Even the suggestions which some (including me) thought would have united the city would have turned out less than profitably. "The Martin Luther King Jr. Tunnel" would have given voice to a part the city which is all but ignored, celebrating the city King called home for much of his young-adult life. But [evil] like Senate President Billy Bulger would never have let a bill like that pass. The King Tunnel would never have been a reality, and the city would have had the scars to prove it.

So nothing could have been better than this, the Williams Tunnel. By 1995, Williams will link South Boston to East Boston, providing a traffic connection between the South and North Shores which doesn't pass straight through Downtown Boston. Once that's completed, the Central Artery, the 1950s monstrosity which courses through the heart of the city, will be torn down and replaced by a long, green park. Maybe they'll even put a baseball diamond where the Rowes Merge used to be.

My mother tells me that when she was growing up, there was only one channel on TV: the Red Sox.
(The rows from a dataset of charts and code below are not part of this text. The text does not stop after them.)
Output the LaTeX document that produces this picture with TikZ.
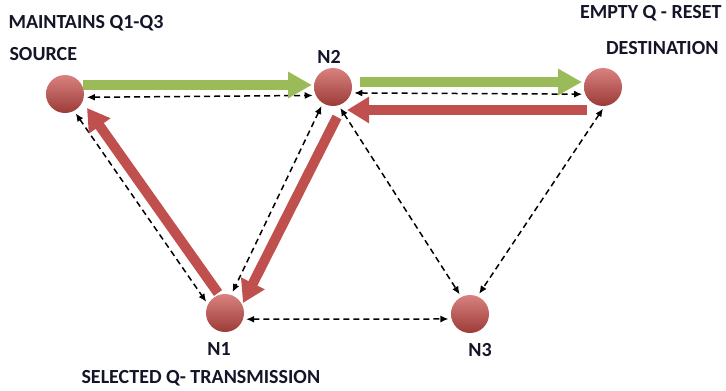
\documentclass[tikz,border=0pt]{standalone}
\usepackage{fontspec}
\setmainfont{Carlito}
\usetikzlibrary{arrows.meta,calc,positioning}
\definecolor{ballred}{RGB}{200,76,72}
\definecolor{flowred}{RGB}{192,80,77}
\definecolor{flowgreen}{RGB}{155,187,89}
\definecolor{labelink}{RGB}{20,22,40}

\begin{document}
\begin{tikzpicture}[x=1pt, y=-1pt, every node/.style={font=\fontsize{20}{22}\selectfont\bfseries, text=labelink},
		netnode/.style={circle, minimum size=38pt, inner sep=0pt, top color=ballred!70!white, middle color=ballred, bottom color=ballred!78!black, shading angle=0},
		dashlink/.style={{Latex[length=8pt,width=7pt]}-{Latex[length=8pt,width=7pt]}, dashed, dash pattern=on 6pt off 4pt, line width=1.5pt, shorten <=3pt, shorten >=3pt},
		greenflow/.style={-{Triangle[width=25pt,length=24pt]}, line width=10pt, draw=flowgreen},
		redflow/.style={-{Triangle[width=25pt,length=22pt]}, line width=10pt, draw=flowred}]
	\useasboundingbox (0,0) rectangle (726,391);
	% stations
	\node[netnode] (S) at (65,94) {};
	\node[netnode] (N2) at (333,87) {};
	\node[netnode] (D) at (603,87) {};
	\node[netnode] (N1) at (225,313) {};
	\node[netnode] (N3) at (470,314) {};
	% labels
	\node[anchor=west] (maintain) at (5,23) {MAINTAINS Q1-Q3};
	\node[anchor=west] (source) at (6,54) {SOURCE};
	\node (lblN2) at (329,57) {N2};
	\node[anchor=east] (reset) at (725,13) {EMPTY Q - RESET};
	\node[anchor=east] (dest) at (722,48) {DESTINATION};
	\node (lblN1) at (219,349) {N1};
	\node (lblN3) at (480,350) {N3};
	\node[anchor=west] (selected) at (78,378) {SELECTED Q- TRANSMISSION};
	% dashed links
	\draw[dashlink] (S.-10) -- (N2.-154);
	\draw[dashlink] (N2.-18) -- (D.-158);
	\draw[dashlink] (S.-62) -- (N1.153);
	\draw[dashlink] (N2.-122) -- (N1.71);
	\draw[dashlink] (N2.-73) -- (N3.117);
	\draw[dashlink] (D.-85) -- (N3.67);
	\draw[dashlink] (N1.-19) -- (N3.-165);
	% flows
	\draw[greenflow] ($(S)+(18,-9)$) -- ($(N2)+(-21,-2)$);
	\draw[greenflow] ($(N2)+(27,-5)$) -- ($(D)+(-21,-5)$);
	\draw[redflow] ($(D)+(-16,23)$) -- ($(N2)+(14,23)$);
	\draw[redflow] ($(N1)+(-7,-20)$) -- ($(S)+(22,14)$);
	\draw[redflow] ($(N2)+(4,30)$) -- ($(N1)+(18,-10)$);
\end{tikzpicture}
\end{document}
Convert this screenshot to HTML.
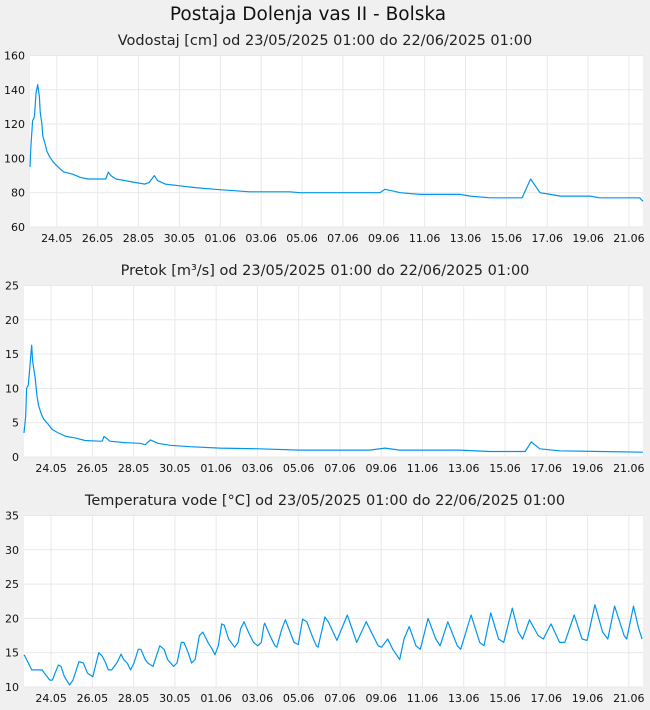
<!DOCTYPE html>
<html><head><meta charset="utf-8">
<style>
html,body{margin:0;padding:0;background:#f0f0f0;}
svg{display:block;font-family:"DejaVu Sans","Liberation Sans",sans-serif;}
</style></head>
<body>
<svg id="chart" width="650" height="710" viewBox="0 0 650 710" xmlns="http://www.w3.org/2000/svg">
<rect width="650" height="710" fill="#f0f0f0"/>
<text x="308" y="20" text-anchor="middle" font-size="18.5" fill="#111">Postaja Dolenja vas II - Bolska</text>
</svg>
<script>
const dayLabels = ["24.05","26.05","28.05","30.05","01.06","03.06","05.06","07.06","09.06","11.06","13.06","15.06","17.06","19.06","21.06"];
const levelTicks = [60,80,100,120,140,160];
const flowTicks = [0,5,10,15,20,25];
const tempTicks = [10,15,20,25,30,35];
// hours since 23/05/2025 01:00
const levelHours = [0,1,3,5,6,7,9,11,12,14,15,18,20,23,27,31,35,40,49,59,68,89,92,95,101,112,123,135,140,146,150,159,176,194,217,258,305,317,411,417,435,458,505,517,540,578,588,599,611,623,658,669,716,720];
const levelValues = [95,107,122,124,130,138,143,136,127,120,113,108,104,101,98,96,94,92,91,89,88,88,92,90,88,87,86,85,86,90,87,85,84,83,82,80.5,80.5,80,80,82,80,79,79,78,77,77,88,80,79,78,78,77,77,75];
const flowHours = [0,2,3,5,6,8,9,10,13,15,17,20,23,28,33,40,49,59,71,88,91,93,100,117,135,141,147,156,170,193,228,274,321,402,420,437,507,542,583,590,600,623,670,720];
const flowValues = [3.5,6,10,10.5,12,15,16.3,14,11.5,9,7.5,6.3,5.5,4.8,4,3.5,3,2.8,2.4,2.3,2.3,3.0,2.3,2.1,2.0,1.8,2.5,2.0,1.7,1.5,1.3,1.2,1.0,1.0,1.3,1.0,1.0,0.8,0.8,2.2,1.2,0.9,0.8,0.7];
const tempHours = [0,1,5,9,21,24,30,33,36,40,43,47,53,57,64,69,74,80,84,87,91,95,98,102,108,113,116,120,124,128,133,136,141,144,150,154,158,163,167,174,178,183,186,191,195,199,204,208,214,219,222,226,230,233,238,245,249,252,256,261,267,272,276,279,280,286,292,294,300,304,308,314,319,324,329,335,340,342,347,350,354,364,376,387,398,412,416,423,429,437,442,448,456,461,470,479,484,493,504,508,520,530,535,543,552,558,568,575,580,588,598,604,613,623,629,640,649,655,664,673,679,687,698,701,709,715,719];
const tempValues = [14.7,14.5,13.5,12.5,12.5,12,11,11,12,13.2,13,11.5,10.3,11,13.7,13.5,12,11.5,13.5,15,14.5,13.5,12.5,12.5,13.5,14.8,14,13.5,12.5,13.5,15.5,15.5,14,13.5,13,14.5,16,15.5,14,13,13.5,16.5,16.5,15,13.5,14,17.5,18,16.5,15.5,14.7,16,19.2,19,17,15.8,16.5,18.5,19.5,18,16.5,16,16.5,19,19.3,17.5,16,15.8,18.5,19.8,18.5,16.5,16.2,19.9,19.5,17.5,16,15.8,18.5,20.2,19.5,16.8,20.5,16.5,19.5,16,15.8,17,15.5,14,17,18.8,16,15.5,20,17,16,19.5,16,15.5,20.5,16.5,16,20.8,17,16.5,21.5,18,17,19.8,17.5,17,19.2,16.5,16.5,20.5,17,16.8,22,18,17,21.8,17.5,17,21.8,18.5,17];

const NS = "http://www.w3.org/2000/svg";
const svg = document.getElementById("chart");
function mk(tag, attrs, parent){const e=document.createElementNS(NS,tag);for(const k in attrs)e.setAttribute(k,attrs[k]);(parent||svg).appendChild(e);return e;}

function panel(cfg){
  const g = mk("g",{});
  
  
  const {x0,x1,y0,y1,min,max} = cfg;
  const xs = h => x0 + (h/720)*(x1-x0);
  const ys = v => y1 - (v-min)/(max-min)*(y1-y0);
  const t = mk("text",{x:325,y:cfg.titleY,"text-anchor":"middle","font-size":"14.5",fill:"#222"},g);
  t.textContent = cfg.title;
  
  
  const bg = mk("rect",{x:x0,y:y0,width:x1-x0,height:y1-y0,fill:"#fff"},g);
  
  
  cfg.ticks.forEach(v=>{
    const y = ys(v);
    const l = mk("line",{x1:x0,x2:x1,y1:y,y2:y,stroke:"#e9e9e9","stroke-width":1},g);
    
    
    const lb = mk("text",{x:x0-5,y:y+4,"text-anchor":"end","font-size":"11",fill:"#111"},g);
    lb.textContent = v;
    
    
  });
  dayLabels.forEach((d,i)=>{
    const h = 31.5 + i*48;
    const x = xs(h);
    const l = mk("line",{x1:x,x2:x,y1:y0,y2:y1,stroke:"#e9e9e9","stroke-width":1},g);
    
    
    const lb = mk("text",{x:x,y:y1+15,"text-anchor":"middle","font-size":"11",fill:"#111"},g);
    lb.textContent = d;
    
    
  });
  const pts = cfg.hours.map((h,i)=>xs(h).toFixed(1)+","+ys(cfg.values[i]).toFixed(1)).join(" ");
  const pl = mk("polyline",{points:pts,fill:"none",stroke:"#0096ee","stroke-width":1.2,"stroke-linejoin":"round"},g);
  
  
}
panel({name:"water-level-chart",title:"Vodostaj [cm] od 23/05/2025 01:00 do 22/06/2025 01:00",titleY:45,x0:30,x1:643,y0:55.5,y1:227,min:60,max:160,ticks:levelTicks,hours:levelHours,values:levelValues});
panel({name:"flow-chart",title:"Pretok [m³/s] od 23/05/2025 01:00 do 22/06/2025 01:00",titleY:275,x0:24,x1:643,y0:285.5,y1:457,min:0,max:25,ticks:flowTicks,hours:flowHours,values:flowValues});
panel({name:"temperature-chart",title:"Temperatura vode [°C] od 23/05/2025 01:00 do 22/06/2025 01:00",titleY:505,x0:24,x1:643,y0:515.5,y1:687,min:10,max:35,ticks:tempTicks,hours:tempHours,values:tempValues});
</script>
</body></html>
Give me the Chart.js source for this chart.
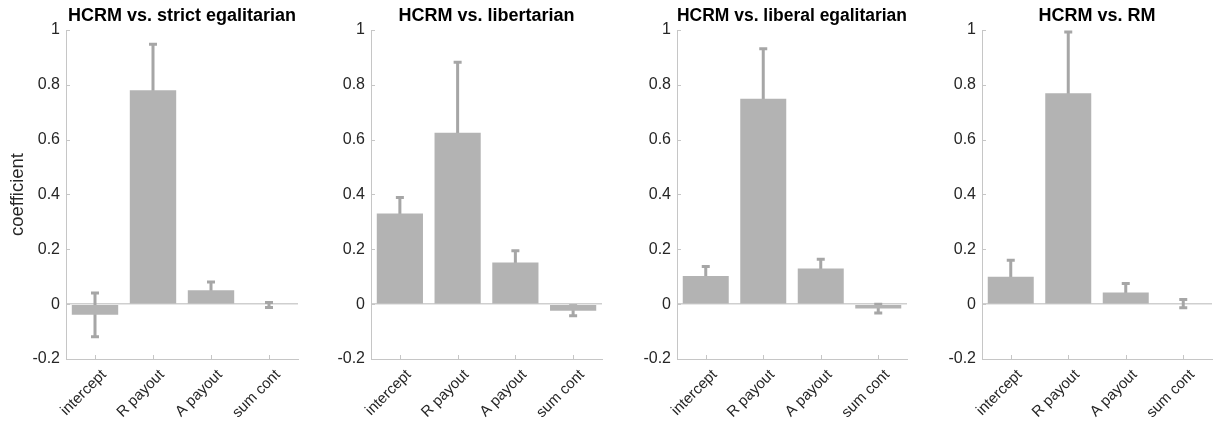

She would sit with her father on weekend afternoons, listening to him call his own plays, and, like so many other fathers of his time, shout at his team, "the Red Slobs."

One of his and my mother's favorite players was Ted Williams.

The Splendid Splinter still turns up in commercials every once in a while, but most of us don't need these occasional glimpses to remember him.

Even someone as young and sports-ignorant as I am has a connection to the legend, and to the era he represents in our history.

Each family had their own saint (Carl Yastremski was my mother's and grandfather's), but Ted Williams was part of everyone's Boston, including my mother's and grandfather's.

So it's fitting that a tunnel which links one side of the city to the other, which connects the towns on the North Shore with those on the South, would be named after someone who, through his own heroism and talent, gave the city a common bond.

All that's left is to imagine how the tunnel will become part of everyday Boston life. In traffic reports, we'll hear about the jam on the Expressway, all the way from Neponset to Williams. Nicknames will start--Bob Ryan from the Globe wants to call it "The Thumper."

Drivers, stuck somewhere between Southie and the airport, are sure to come up with their own ideas.

But no matter what we end up calling the tunnel, our city will end up more unified, with cars zipping from one neighborhood to the next, thanks to a public works project named after one of our greatest common heros.